Papenfuse claims the contracts bound the city to continue to give its tourism money to the museum. Dauphin County Commissioners chairman Jeff Haste approves of the museum, despite its origins, and does not want to see it dissolved.

"It's really disheartening to take an asset, no matter how it came about, and destroy it," Haste said.

Haste says he understands the Civil War Museum has financially struggled throughout the years, but takes exception to Mayor Papenfuse's remarks singling out the museum from Stephen Reed's other proposed plans -- such as a National Sports Hall of Fame Museum on City Island -- which never came to fruition.

"Did he fire everyone in the city that was affiliated with Reed? Did he quit doing business with the businesses affiliated with Reed? Where do you draw the line? I think he’s overreaching a bit," Haste replied.

Haste accused Papenfuse of not being able to see how the museum is a positive reminder of how local African-Americans were involved in the Civil War.

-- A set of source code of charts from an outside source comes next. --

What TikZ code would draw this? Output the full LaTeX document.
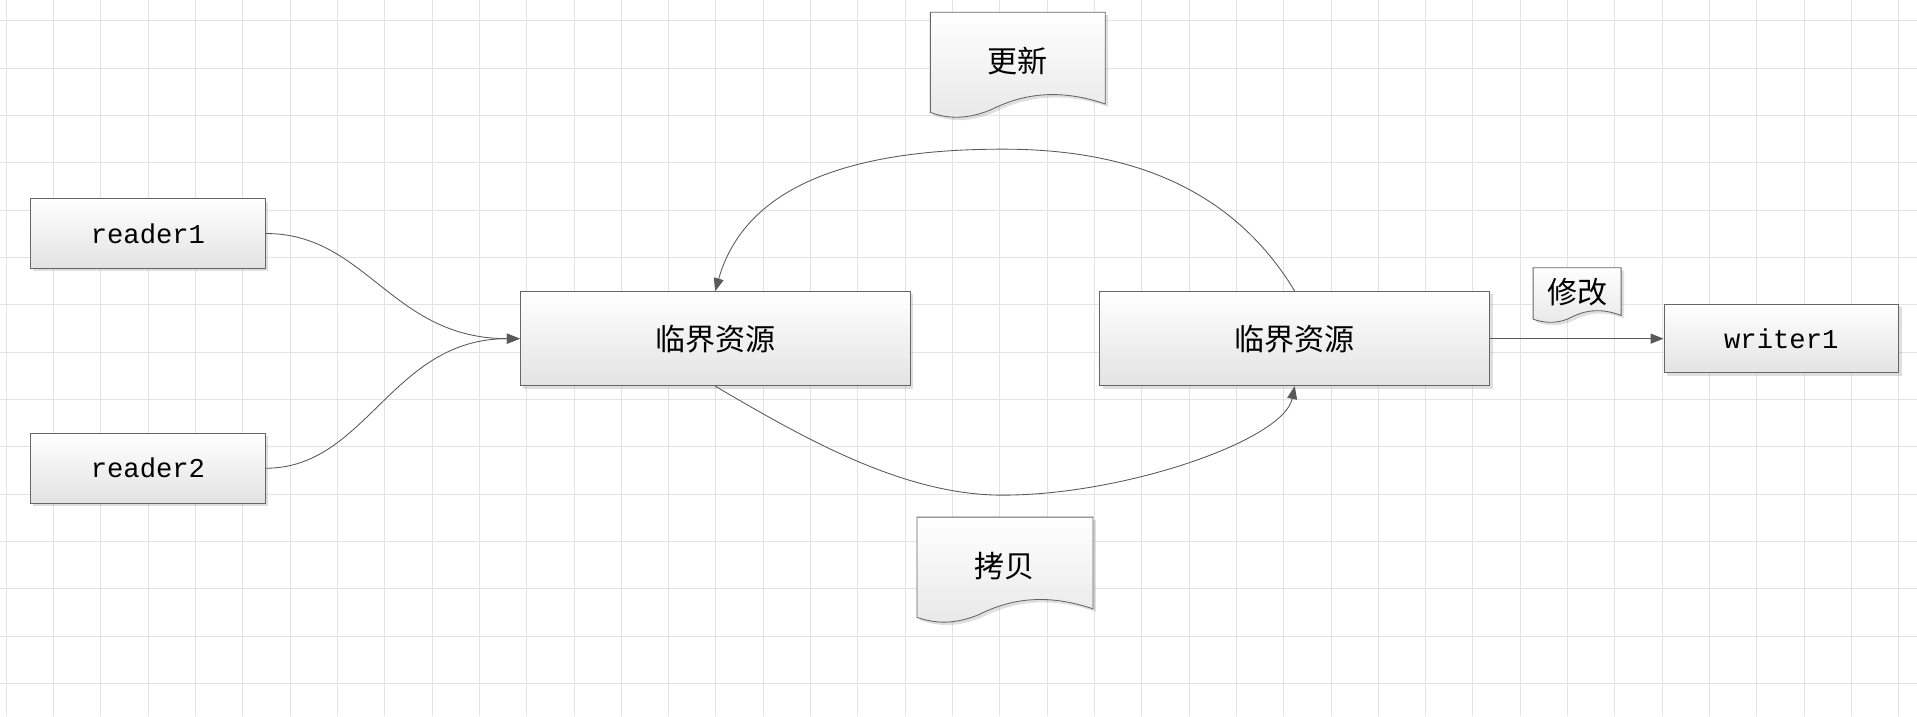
\documentclass[tikz,border=0pt]{standalone}
\usepackage{fontspec}
\newfontfamily\cjk{Noto Sans CJK SC}
\newfontfamily\mono{Liberation Mono}
\usetikzlibrary{arrows.meta,shadows}
\tikzset{
 box/.style={draw=gray!80!black,line width=0.6pt,top color=white,bottom color=gray!22,drop shadow={opacity=0.25,shadow xshift=2pt,shadow yshift=-2pt},inner sep=0pt},
 doc/.style={draw=gray!80!black,line width=0.6pt,top color=white,bottom color=gray!18,drop shadow={opacity=0.25,shadow xshift=2pt,shadow yshift=-2pt}},
 conn/.style={draw=gray!70!black,line width=0.6pt,-{Triangle[length=9pt,width=7pt]}},
 lbl/.style={font=\cjk\fontsize{21}{24}\selectfont},
 ml/.style={font=\mono\fontsize{19}{22}\selectfont}
}
\begin{document}
\begin{tikzpicture}[x=0.03cm,y=-0.03cm]
\useasboundingbox (0,0) rectangle (1568,586);
\fill[white] (0,0) rectangle (1568,586);
\foreach \i in {0,...,41} \draw[gray!22,line width=0.5pt] ({5+38.7*\i},0) -- ({5+38.7*\i},586);
\foreach \j in {0,...,15} \draw[gray!22,line width=0.5pt] (0,{17+38.7*\j}) -- (1568,{17+38.7*\j});
% boxes
\node[box,minimum width=192*0.03cm,minimum height=57*0.03cm,ml] (r1) at (121,191) {reader1};
\node[box,minimum width=192*0.03cm,minimum height=57*0.03cm,ml] (r2) at (121,383) {reader2};
\node[box,minimum width=319*0.03cm,minimum height=77*0.03cm,lbl] (c1) at (585,277) {临界资源};
\node[box,minimum width=319*0.03cm,minimum height=77*0.03cm,lbl] (c2) at (1059,277) {临界资源};
\node[box,minimum width=192*0.03cm,minimum height=56*0.03cm,ml] (w1) at (1457,277) {writer1};
% document shapes
\path[doc] (761,10) -- (904,10) -- (904,85) .. controls (860,70) and (830,80) .. (810,90) .. controls (790,98) and (775,97) .. (761,92) -- cycle;
\node[lbl] (gx) at (832,50) {更新};
\path[doc] (750,423) -- (894,423) -- (894,498) .. controls (850,483) and (820,493) .. (800,503) .. controls (780,511) and (765,510) .. (750,505) -- cycle;
\node[lbl] (kb) at (822,463) {拷贝};
\path[doc] (1254,219) -- (1326,219) -- (1326,258) .. controls (1305,250) and (1292,256) .. (1282,261) .. controls (1272,265) and (1262,264) .. (1254,261) -- cycle;
\node[lbl] (xg) at (1290,239) {修改};
% connectors
\draw[conn] (r1.east) .. controls (300,191) and (320,277) .. (c1.west);
\draw[conn] (r2.east) .. controls (300,383) and (320,277) .. (c1.west);
\draw[conn] (c2.north) .. controls (1000,140) and (900,122) .. (820,122) .. controls (700,122) and (610,150) .. (c1.north);
\draw[conn] (c1.south) .. controls (660,360) and (740,405) .. (820,405) .. controls (920,405) and (1050,360) .. (c2.south);
\draw[conn] (c2.east) -- (w1.west);
\end{tikzpicture}
\end{document}
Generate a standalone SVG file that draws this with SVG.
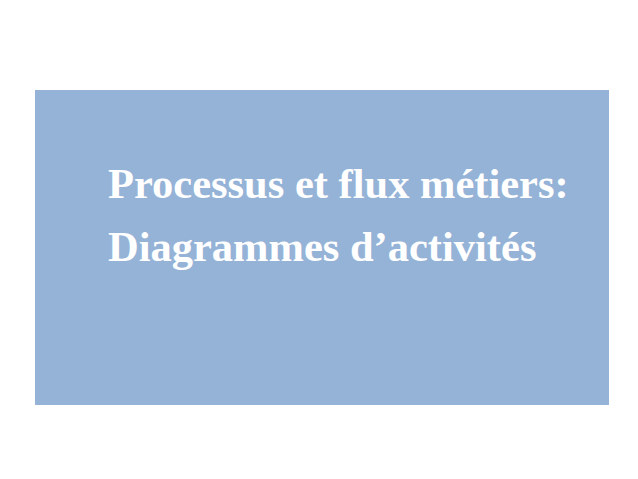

"For someone who has a fair share of his city's population as African-American," Haste said, "Instead of taking the Civil War Museum which highlights the pride our folks should have (for African-American soldiers), he wants to remove that opportunity from them."

The question, though, remains: Could money tied up in the museum be better used?

"It should've already been addressed," Papenfuse said. "It's only a matter of time until it will be."